Developing a transparent service description ensures your clients understand what to expect during the process. By establishing a framework for the relationship, you minimize misunderstandings and set up a scenario where everyone is happy with the outcome.

How does this process work in the real world? Say you’re an accounting firm that wants to create a truly unique position in the market. We’ve talked before about how your unique value proposition can set you apart from every other provider who offers your same core services. Here are a few approaches a CPA or accounting firm might use.

  • Focusing on a specific target client such as sophisticated investors, high-net-worth individuals, or real estate investors. Or you might focus on a specific industry like manufacturing, eCommerce, or entertainment.
  • Focusing on a specific service like business valuation, SMSF audits, or insolvency.
  • Focusing on a unique process, like preparing a company for exit, managing growth in SMBs, or maximizing cashflow for family businesses.

Creating a unique position in your industry is a proven strategy for attracting more clients who want and are willing to pay for your services.

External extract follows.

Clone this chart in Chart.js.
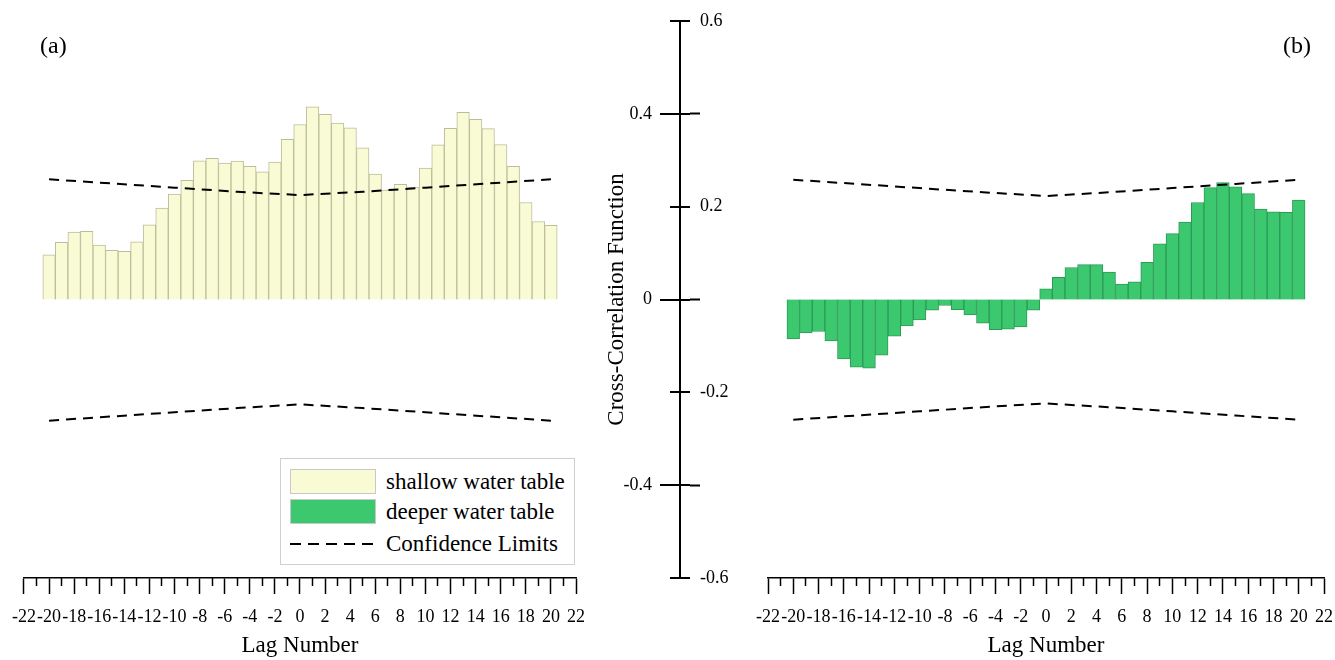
<!DOCTYPE html>
<html>
<head>
<meta charset="utf-8">
<script src="https://cdn.jsdelivr.net/npm/chart.js@4.4.1/dist/chart.umd.min.js"></script>
<style>
  html, body { margin: 0; padding: 0; background: #fff; }
  body { width: 1335px; height: 660px; position: relative; overflow: hidden; font-family: "Liberation Serif", serif; }
  canvas { position: absolute; top: 0; }
  #chartA { left: 0; }
  #chartMid { left: 600px; }
  #chartB { left: 740px; }
  .panel-tag { position: absolute; top: 32px; font-size: 24px; color: #000; }
  #legend { position: absolute; left: 280px; top: 458px; width: 293px; height: 105px; border: 1px solid #cfcfcf; background: #fff; }
  .lg-row { position: absolute; left: 9px; height: 27px; display: flex; align-items: center; font-size: 23px; color: #000; }
  .lg-swatch { width: 86px; height: 25px; box-sizing: border-box; border: 1px solid #c8c8c8; margin-right: 10px; }
  .lg-dash { width: 86px; height: 2px; margin-right: 10px; }
</style>
</head>
<body>
<canvas id="chartA" width="600" height="660"></canvas>
<canvas id="chartMid" width="140" height="660"></canvas>
<canvas id="chartB" width="605" height="660"></canvas>
<div class="panel-tag" style="left:40px">(a)</div>
<div class="panel-tag" style="left:1283px">(b)</div>
<div id="legend"></div>
<script>
// lag numbers of the bars
const lags = [-20, -19, -18, -17, -16, -15, -14, -13, -12, -11, -10, -9, -8, -7, -6, -5, -4, -3, -2, -1,
  0, 1, 2, 3, 4, 5, 6, 7, 8, 9, 10, 11, 12, 13, 14, 15, 16, 17, 18, 19, 20];

// (a) shallow water table CCF
const shallowValues = [0.096, 0.123, 0.145, 0.147, 0.117, 0.106, 0.104, 0.124, 0.161, 0.197,
  0.227, 0.257, 0.299, 0.304, 0.294, 0.298, 0.287, 0.275, 0.296, 0.345,
  0.377, 0.415, 0.399, 0.380, 0.370, 0.327, 0.270, 0.236, 0.248, 0.242,
  0.283, 0.333, 0.369, 0.403, 0.388, 0.368, 0.334, 0.287, 0.209, 0.168, 0.160];

// (b) deeper water table CCF
const deeperValues = [-0.085, -0.072, -0.069, -0.089, -0.128, -0.146, -0.148, -0.120, -0.079, -0.057,
  -0.044, -0.023, -0.013, -0.022, -0.033, -0.051, -0.065, -0.064, -0.059, -0.023,
  0.023, 0.048, 0.069, 0.075, 0.075, 0.059, 0.033, 0.038, 0.080, 0.120,
  0.142, 0.167, 0.209, 0.241, 0.252, 0.243, 0.228, 0.195, 0.189, 0.188, 0.214];

// confidence limits
const confLags = [-20, -15, -10, -5, 0, 5, 10, 15, 20];
const upperA = [0.259, 0.250, 0.241, 0.232, 0.225, 0.232, 0.241, 0.250, 0.259];
const lowerA = [-0.261, -0.252, -0.243, -0.234, -0.226, -0.234, -0.243, -0.252, -0.261];
const upperB = [0.258, 0.249, 0.240, 0.231, 0.223, 0.231, 0.240, 0.249, 0.258];
const lowerB = [-0.259, -0.250, -0.241, -0.232, -0.224, -0.232, -0.241, -0.250, -0.259];

// axis ticks
const lagTicks = [-22, -21, -20, -19, -18, -17, -16, -15, -14, -13, -12, -11, -10, -9, -8, -7, -6, -5, -4, -3, -2, -1,
  0, 1, 2, 3, 4, 5, 6, 7, 8, 9, 10, 11, 12, 13, 14, 15, 16, 17, 18, 19, 20, 21, 22];
const ccfTicks = [-0.6, -0.4, -0.2, 0, 0.2, 0.4, 0.6];
const ccfLeftLabels = { "-0.4": "-0.4", "0": "0", "0.4": "0.4" };
const ccfRightLabels = { "-0.6": "-0.6", "-0.2": "-0.2", "0.2": "0.2", "0.6": "0.6" };

const serif = "Liberation Serif";
const clear = "rgba(0,0,0,0)";
const shallowFill = "#f8fbd3";
const shallowEdge = "#bdbd9c";
const deeperFill = "#3cc86f";
const deeperEdge = "#2c9a55";
const dash = [10, 7];

function points(xs, ys) {
  return xs.map((x, i) => ({ x: x, y: ys[i] }));
}

function panelConfig(label, values, fill, edge, upper, lower, padLeft, padRight) {
  return {
    type: "bar",
    data: {
      datasets: [
        {
          label: label,
          data: points(lags, values),
          backgroundColor: fill,
          borderColor: edge,
          borderWidth: 1,
          barPercentage: 1,
          categoryPercentage: 1,
          order: 2
        },
        {
          type: "line",
          label: "Confidence Limits",
          data: points(confLags, upper),
          borderColor: "#000",
          borderWidth: 2,
          borderDash: dash,
          pointRadius: 0,
          fill: false,
          order: 1
        },
        {
          type: "line",
          label: "Confidence Limits",
          data: points(confLags, lower),
          borderColor: "#000",
          borderWidth: 2,
          borderDash: dash,
          pointRadius: 0,
          fill: false,
          order: 1
        }
      ]
    },
    options: {
      responsive: false,
      animation: false,
      layout: { padding: { left: padLeft, right: padRight, top: 21, bottom: 0 } },
      plugins: { legend: { display: false }, tooltip: { enabled: false } },
      scales: {
        y: { display: false, min: -0.6, max: 0.6 },
        xMinor: {
          type: "linear",
          position: "bottom",
          weight: 0,
          offset: false,
          min: -22,
          max: 22,
          afterBuildTicks: (axis) => { axis.ticks = lagTicks.map((v) => ({ value: v })); },
          afterFit: (axis) => { axis.height = 0; },
          ticks: { display: false },
          border: { display: false },
          grid: {
            offset: false,
            drawOnChartArea: false,
            tickLength: 8,
            tickWidth: 1.5,
            tickColor: (ctx) => (ctx.tick && Math.abs(ctx.tick.value % 2) === 1 ? "#000" : clear)
          }
        },
        x: {
          type: "linear",
          position: "bottom",
          weight: 1,
          offset: false,
          min: -22,
          max: 22,
          afterBuildTicks: (axis) => { axis.ticks = lagTicks.map((v) => ({ value: v })); },
          afterFit: (axis) => { axis.height = 82; },
          ticks: {
            autoSkip: false,
            maxRotation: 0,
            padding: 12,
            color: "#000",
            font: { family: serif, size: 18 },
            callback: (v) => (v % 2 === 0 ? String(v) : "")
          },
          border: { display: true, color: "#000", width: 1.5 },
          grid: {
            offset: false,
            drawOnChartArea: false,
            tickLength: 16,
            tickWidth: 1.5,
            tickColor: (ctx) => (ctx.tick && ctx.tick.value % 2 === 0 ? "#000" : clear)
          },
          title: {
            display: true,
            text: "Lag Number",
            color: "#000",
            font: { family: serif, size: 23 },
            padding: { top: 0, bottom: 0 }
          }
        }
      }
    }
  };
}

const chartA = new Chart(document.getElementById("chartA"),
  panelConfig("shallow water table", shallowValues, shallowFill, shallowEdge, upperA, lowerA, 20, 24));

const chartB = new Chart(document.getElementById("chartB"),
  panelConfig("deeper water table", deeperValues, deeperFill, deeperEdge, upperB, lowerB, 28, 19));

// shared vertical axis in the middle
const isMajor = (v) => ccfLeftLabels[String(v)] !== undefined;

const chartMid = new Chart(document.getElementById("chartMid"), {
  type: "bar",
  data: { datasets: [] },
  options: {
    responsive: false,
    animation: false,
    layout: { padding: { left: 0, right: 0, top: 21, bottom: 82 } },
    plugins: { legend: { display: false }, tooltip: { enabled: false } },
    scales: {
      x: {
        type: "linear",
        position: "bottom",
        offset: false,
        min: -1,
        max: 1,
        afterBuildTicks: (axis) => { axis.ticks = [{ value: 0 }]; },
        afterFit: (axis) => { axis.height = 0; },
        ticks: { display: false },
        border: { display: false },
        grid: { offset: false, drawTicks: false, color: "#000", lineWidth: 2 }
      },
      yL: {
        type: "linear",
        position: "left",
        min: -0.6,
        max: 0.6,
        afterBuildTicks: (axis) => { axis.ticks = ccfTicks.map((v) => ({ value: v })); },
        afterFit: (axis) => { axis.width = 70; },
        ticks: {
          padding: 8,
          color: "#000",
          font: { family: serif, size: 18 },
          callback: (v) => ccfLeftLabels[String(v)] || ""
        },
        border: { display: false },
        grid: {
          drawOnChartArea: true,
          color: "#000",
          lineWidth: 2,
          tickLength: 10,
          tickWidth: 2,
          tickColor: (ctx) => (ctx.tick && isMajor(ctx.tick.value) ? "#000" : clear)
        },
        title: {
          display: true,
          text: "Cross-Correlation Function",
          color: "#000",
          font: { family: serif, size: 23 },
          padding: { top: 3, bottom: 0 }
        }
      },
      yR: {
        type: "linear",
        position: "right",
        min: -0.6,
        max: 0.6,
        afterBuildTicks: (axis) => { axis.ticks = ccfTicks.map((v) => ({ value: v })); },
        afterFit: (axis) => { axis.width = 50; },
        ticks: {
          padding: 0,
          color: "#000",
          font: { family: serif, size: 18 },
          callback: (v) => ccfRightLabels[String(v)] || ""
        },
        border: { display: false },
        grid: {
          drawOnChartArea: false,
          tickLength: 10,
          tickWidth: 2,
          tickColor: (ctx) => (ctx.tick && isMajor(ctx.tick.value) ? "#000" : clear)
        }
      }
    }
  }
});

// legend built from the chart datasets
function buildLegend() {
  const box = document.getElementById("legend");
  const items = [
    { ds: chartA.data.datasets[0], kind: "box" },
    { ds: chartB.data.datasets[0], kind: "box" },
    { ds: chartA.data.datasets[1], kind: "dash" }
  ];
  const tops = [9, 39, 71];
  items.forEach((item, i) => {
    const row = document.createElement("div");
    row.className = "lg-row";
    row.style.top = tops[i] + "px";
    const mark = document.createElement("div");
    if (item.kind === "box") {
      mark.className = "lg-swatch";
      mark.style.background = item.ds.backgroundColor;
    } else {
      mark.className = "lg-dash";
      mark.style.background = "repeating-linear-gradient(to right, " + item.ds.borderColor +
        " 0 11px, transparent 11px 18px)";
    }
    const text = document.createElement("span");
    text.textContent = item.ds.label;
    row.appendChild(mark);
    row.appendChild(text);
    box.appendChild(row);
  });
}

buildLegend();
</script>
</body>
</html>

It can be likened to building a moat around your professional service organization to protect it from the marauding competition.

Successfully positioning your service organization requires an in-depth understanding of how to design, package, and market intangible benefits to improve its performance. A well-developed brand positioning strategy attracts people to your firm and keeps them there as loyal customers. And once you establish a position people put their faith in, you create the ability to remain highly competitive, no matter how fierce the contest.